W. Thomas Chase, esperto di conservazione e restauro di bronzi antichi cinesi, afferma che “il team di ricerca ha svolto un ottimo lavoro confutando la vecchia teoria della cromatura e offrendo una valida spiegazione alternativa". Le analisi dei metalli, delle lacche e del terreno - aggiunge - sono esattamente ciò che ci serve per comprendere meglio lo stato di corrosione e di conservazione dei manufatti metallici.

Per Robert Murowchick, direttore del Center for the Study of Asia dell’Università di Boston, la prima teoria della cromatura, a lungo sostenuta da molti, era comunque ragionevole. “Non era così folle pensare che gli artigiani di Qin fossero in grado di trattare intenzionalmente i loro bronzi con il cromo per prevenire la corrosione”.

“Sarebbe stata una spiegazione affascinante sia per gli studiosi che per il pubblico”, osserva Murowchick, “in quanto forniva un certo parallelismo con le storie tramandate dagli antichi storici cinesi che narrano dell’interesse - o meglio ossessione - del primo imperatore Qin per la ricetta dell’immortalità”.

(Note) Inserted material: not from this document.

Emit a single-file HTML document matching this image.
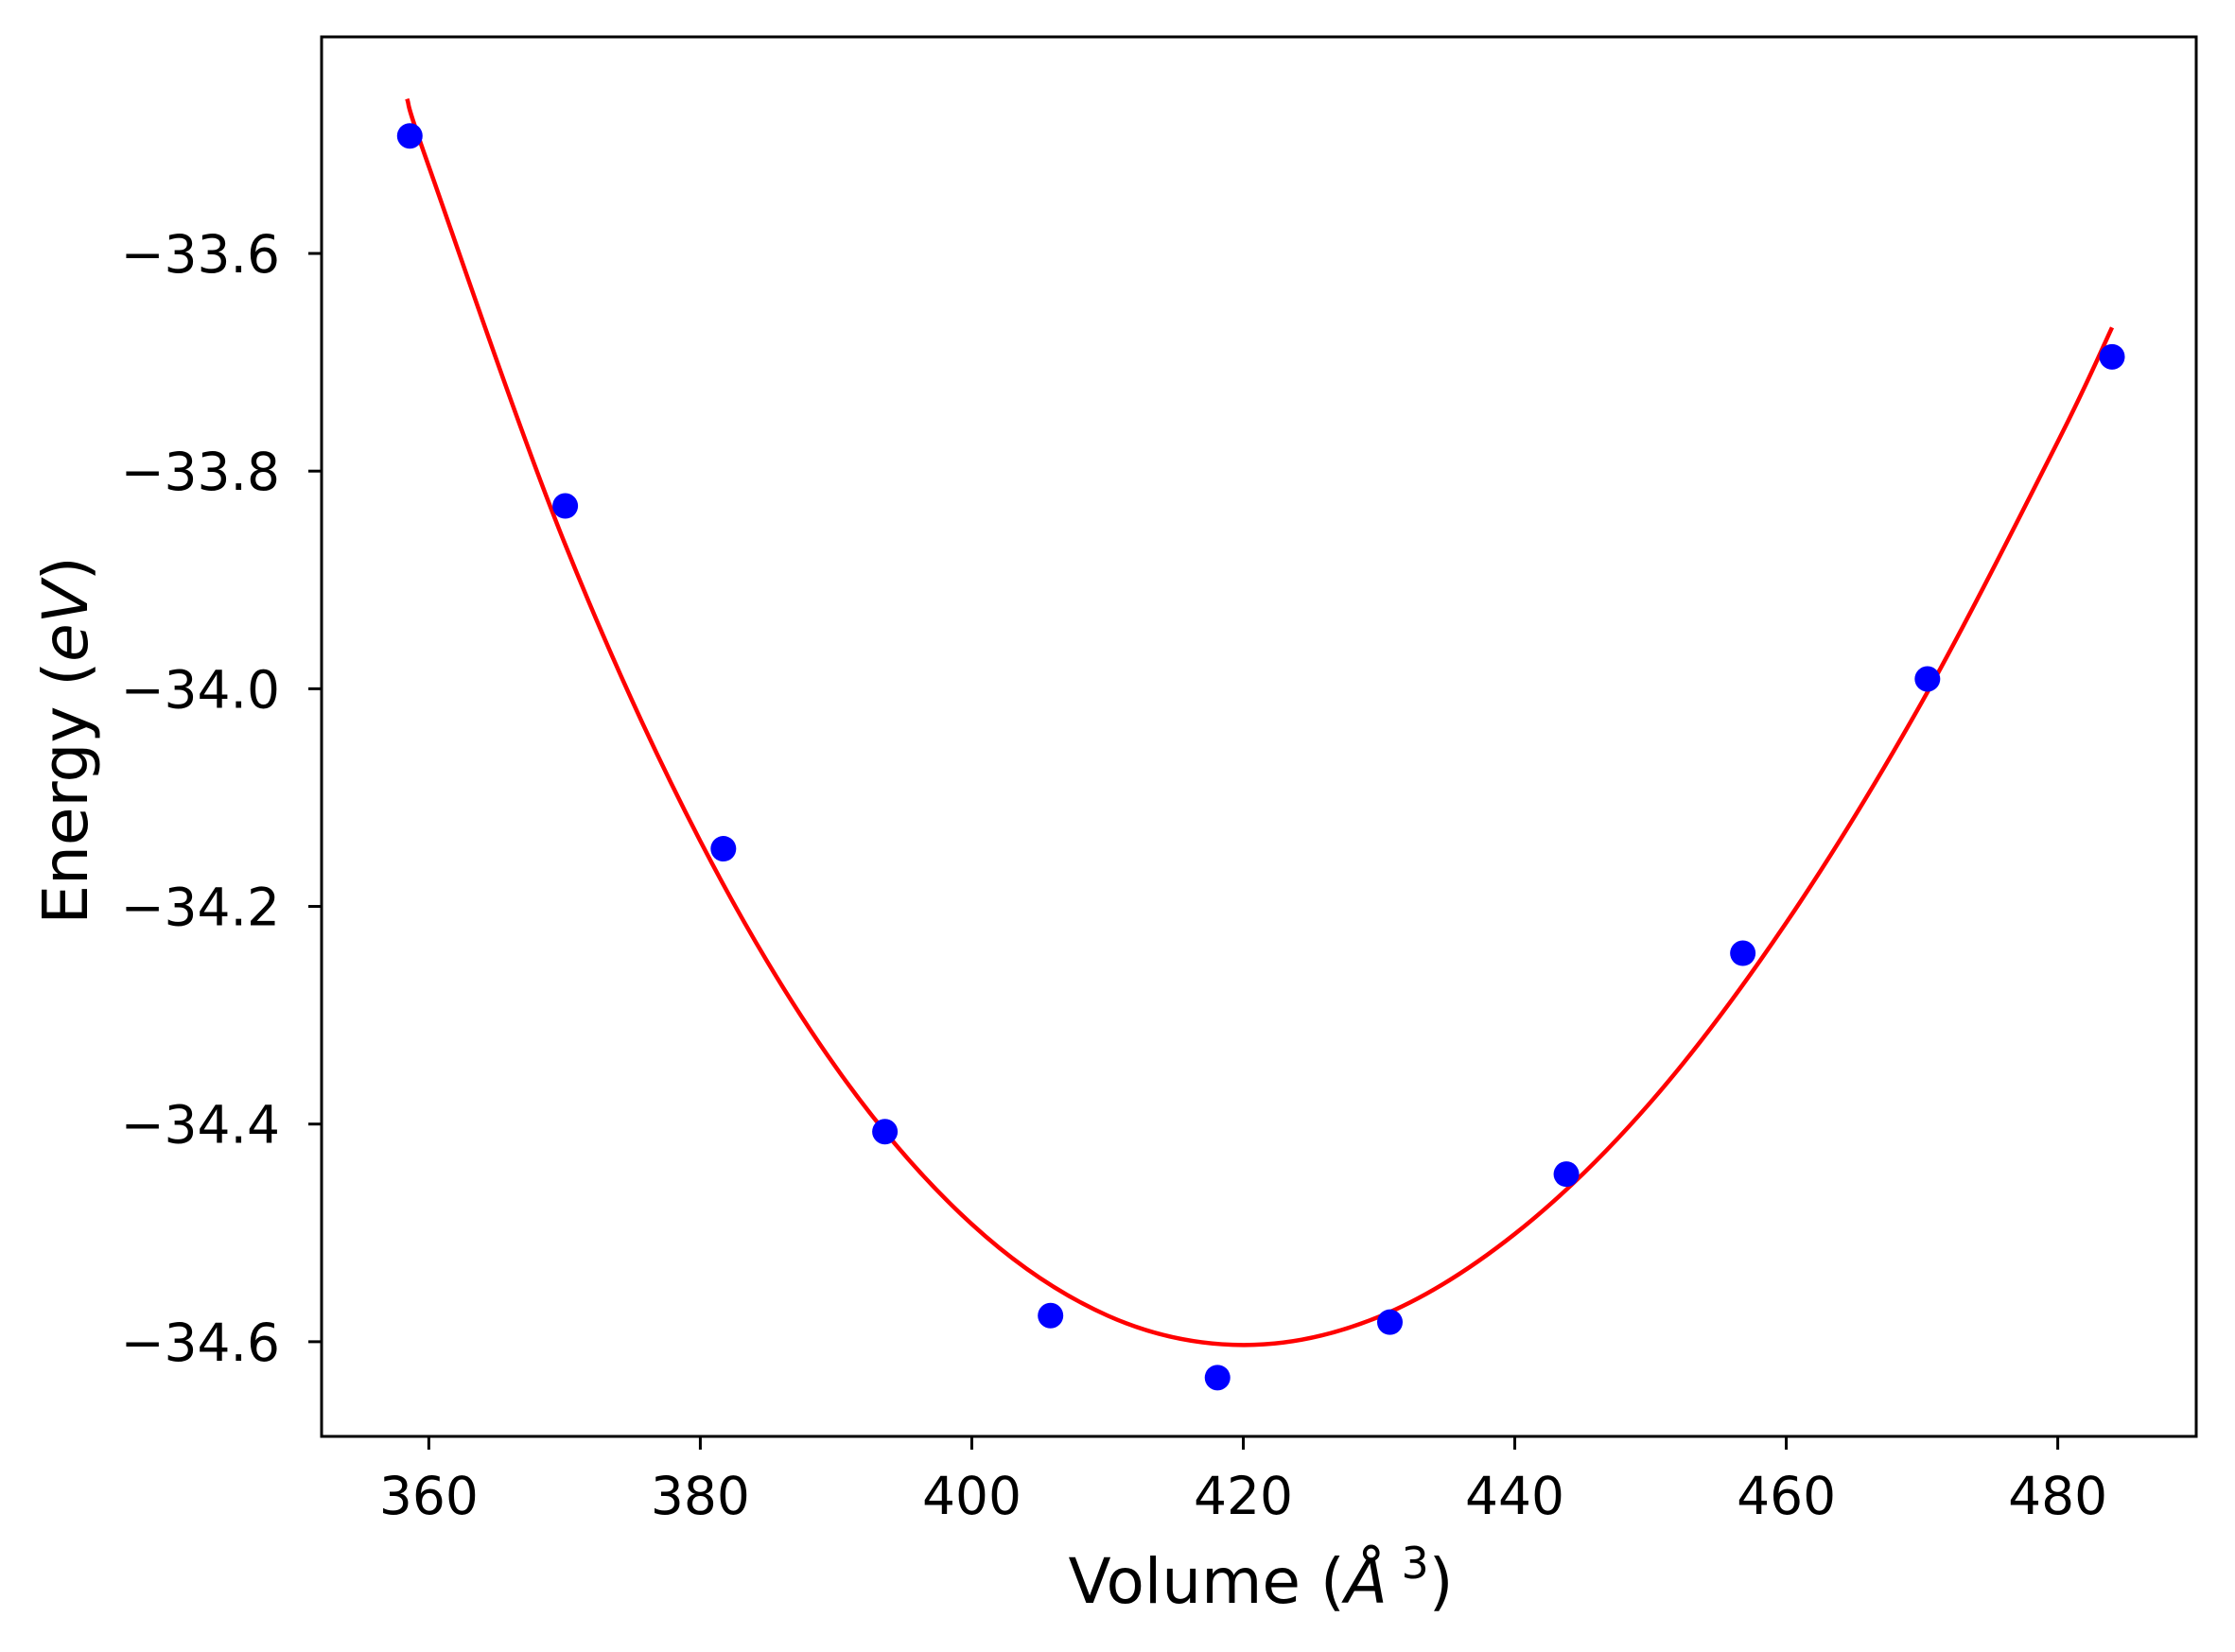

Il principale autore dello studio pubblicato sulla rivista Scientific Reports, Marcos Martinon-Torres, ora all'Università di Cambridge, ammette di essere rimasto sorpreso dai risultati e definisce le analisi svolte negli anni ‘70 "straordinariamente convincenti”. “All’epoca i ricercatori fecero delle repliche sperimentali ed esclusero altre ipotesi. Ero assolutamente propenso a credere che avessero ragione”.